今夜、夫婦になります~俺様ドクターと極上な政略結婚~


二枚目の自動ドアを入ると、正面には広い待合ロビーが広がる。

右手にはシックなブラウン木目調の受付カウンターがあり、外来受付と会計、入院受付の窓口、更にその横には再診用の自動受付機なども設置されている。

患者は各々自分の受付を行い、目的の診療科目のある階へと向かっていく。

バッグからスマホを取り出して、一瞬考える。

仕事中、いつでもスマホに入った連絡を取れるとは限らない。

考えた結果、沙帆は控え目な足取りで受付カウンターへと近付いていった。


「あの、すみません……三角と申しますが、こちらの、鷹取怜士さんを訪ねてきたのですが」


外来受付に控える女性にそう声を掛けると、一瞬ハッとしたような顔をされ、沙帆はどきりとする。

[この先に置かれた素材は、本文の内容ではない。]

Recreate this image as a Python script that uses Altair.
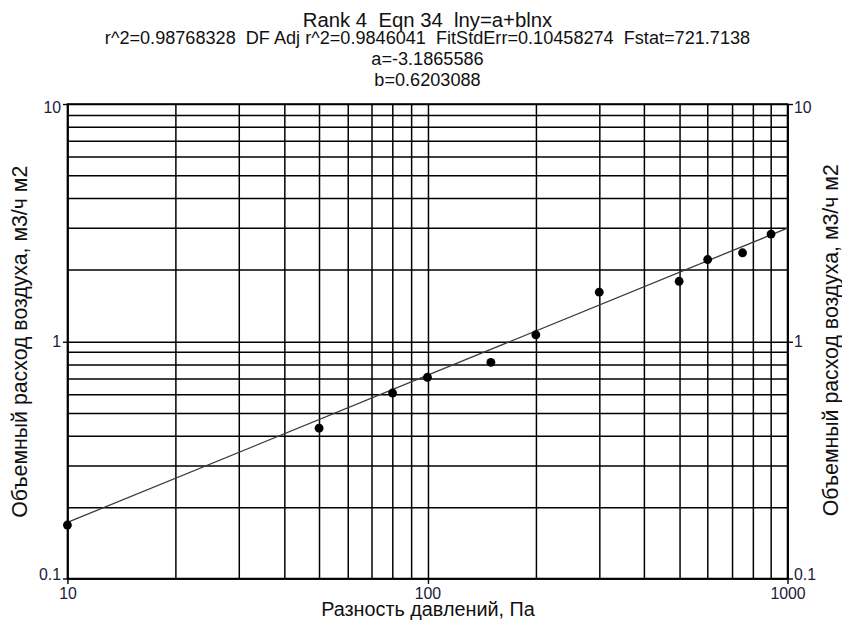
import altair as alt
import pandas as pd

# ---- data ----
x_vals = [10, 50, 80, 100, 150, 200, 300, 500, 600, 750, 900]
y_vals = [0.168, 0.43, 0.605, 0.705, 0.815, 1.065, 1.61, 1.79, 2.21, 2.36, 2.83]

# fit parameters (lny = a + b lnx), from the chart title
coef_a = -3.1865586
coef_b = 0.6203088
fit_x = [10, 1000]

x_grid = [10, 20, 30, 40, 50, 60, 70, 80, 90, 100, 200, 300, 400, 500, 600, 700, 800, 900, 1000]
y_grid = [0.1, 0.2, 0.3, 0.4, 0.5, 0.6, 0.7, 0.8, 0.9, 1, 2, 3, 4, 5, 6, 7, 8, 9, 10]
x_labels = [10, 100, 1000]
y_labels = [0.1, 1, 10]

title_text = "Rank 4\u00a0 Eqn 34\u00a0 lny=a+blnx"
subtitle_lines = [
    "r^2=0.98768328\u00a0 DF Adj r^2=0.9846041\u00a0 FitStdErr=0.10458274\u00a0 Fstat=721.7138",
    "a=-3.1865586",
    "b=0.6203088",
]
x_title = "Разность давлений, Па"
y_title = "Объемный расход воздуха, м3/ч м2"

FONT = "Liberation Sans"
LABEL_COLOR = "#20203a"

df = pd.DataFrame({"x": x_vals, "y": y_vals})
fit_df = pd.DataFrame({"x": fit_x})


def label_expr(vals):
    parts = " : ".join(f"datum.value == {v} ? '{v}'" for v in vals)
    return parts + " : ''"


def major_test(vals):
    return "indexof([" + ",".join(str(v) for v in vals) + "], datum.value) >= 0"


xscale = alt.Scale(type="log", domain=[10, 1000], nice=False)
yscale = alt.Scale(type="log", domain=[0.1, 10], nice=False)

x_axis = alt.Axis(
    values=x_grid,
    grid=True,
    labelExpr=label_expr(x_labels),
    labelOverlap=False,
    labelFlush=False,
    tickOpacity={"condition": {"test": major_test(x_labels), "value": 1}, "value": 0},
    tickSize=5,
    labelPadding=2,
    titlePadding=-2,
    titleFontSize=20,
    title=x_title,
    orient="bottom",
)

y_axis_left = alt.Axis(
    values=y_grid,
    grid=True,
    labelExpr=label_expr(y_labels),
    labelOverlap=False,
    labelFlush=True,
    labelFlushOffset=4,
    tickOpacity={"condition": {"test": major_test(y_labels), "value": 1}, "value": 0},
    tickSize=5,
    labelPadding=2,
    titlePadding=7,
    title=y_title,
    orient="left",
)

y_axis_right = alt.Axis(
    values=y_labels,
    grid=False,
    labelExpr=label_expr(y_labels),
    labelOverlap=False,
    labelFlush=True,
    labelFlushOffset=4,
    tickSize=5,
    labelPadding=1,
    title=y_title,
    titleAngle=270,
    titleBaseline="top",
    titleX=33,
    titleY=238,
    orient="right",
)

line = (
    alt.Chart(fit_df)
    .transform_calculate(y=f"exp({coef_a}) * pow(datum.x, {coef_b})")
    .mark_line(color="#3a3a3a", strokeWidth=1.3)
    .encode(
        x=alt.X("x:Q", scale=xscale, axis=x_axis),
        y=alt.Y("y:Q", scale=yscale, axis=y_axis_right),
    )
)

points = (
    alt.Chart(df)
    .mark_circle(size=80, color="black", opacity=1)
    .encode(
        x=alt.X("x:Q", scale=xscale, axis=x_axis),
        y=alt.Y("y:Q", scale=yscale, axis=y_axis_left),
    )
)

chart = (
    alt.layer(line, points)
    .resolve_axis(y="independent")
    .properties(
        width=727,
        height=479,
        autosize=alt.AutoSizeParams(type="none"),
        padding={"left": 60, "top": 94, "right": 55, "bottom": 41},
        title=alt.TitleParams(
            text=title_text,
            subtitle=subtitle_lines,
            font=FONT,
            fontSize=20.5,
            fontWeight="normal",
            color="#111111",
            subtitleFont=FONT,
            subtitleFontSize=18.3,
            subtitleColor="#111111",
            subtitleLineHeight=21,
            subtitlePadding=-1,
            anchor="middle",
            offset=11,
        ),
    )
    .configure_view(stroke="black", strokeWidth=1.6)
    .configure_axis(
        domainColor="black",
        domainWidth=1.6,
        gridColor="black",
        gridWidth=1.5,
        gridOpacity=1,
        tickColor="black",
        tickWidth=1.4,
        labelFont=FONT,
        labelFontSize=16,
        labelColor=LABEL_COLOR,
        titleFont=FONT,
        titleFontSize=21.5,
        titleFontWeight="normal",
        titleColor="#111111",
    )
)

chart.save("out.html", embed_options={"renderer": "svg", "actions": False})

でも話が通っているのか「そちらにお掛けになって少々お待ちください」と言われた。

来院した患者たちが掛ける場所に元気な自分が座るのも悪いと思った沙帆は、邪魔にならないように隅の方で立って待機する。

病院といっても近代的な内装で、ホテルのロビーのようだ。

すぐそばに置かれた観葉植物の木の横に、肖像彫刻が飾られている。

数歩近付いて見てみると、〝創立者 鷹取源次郎〟と記されていた。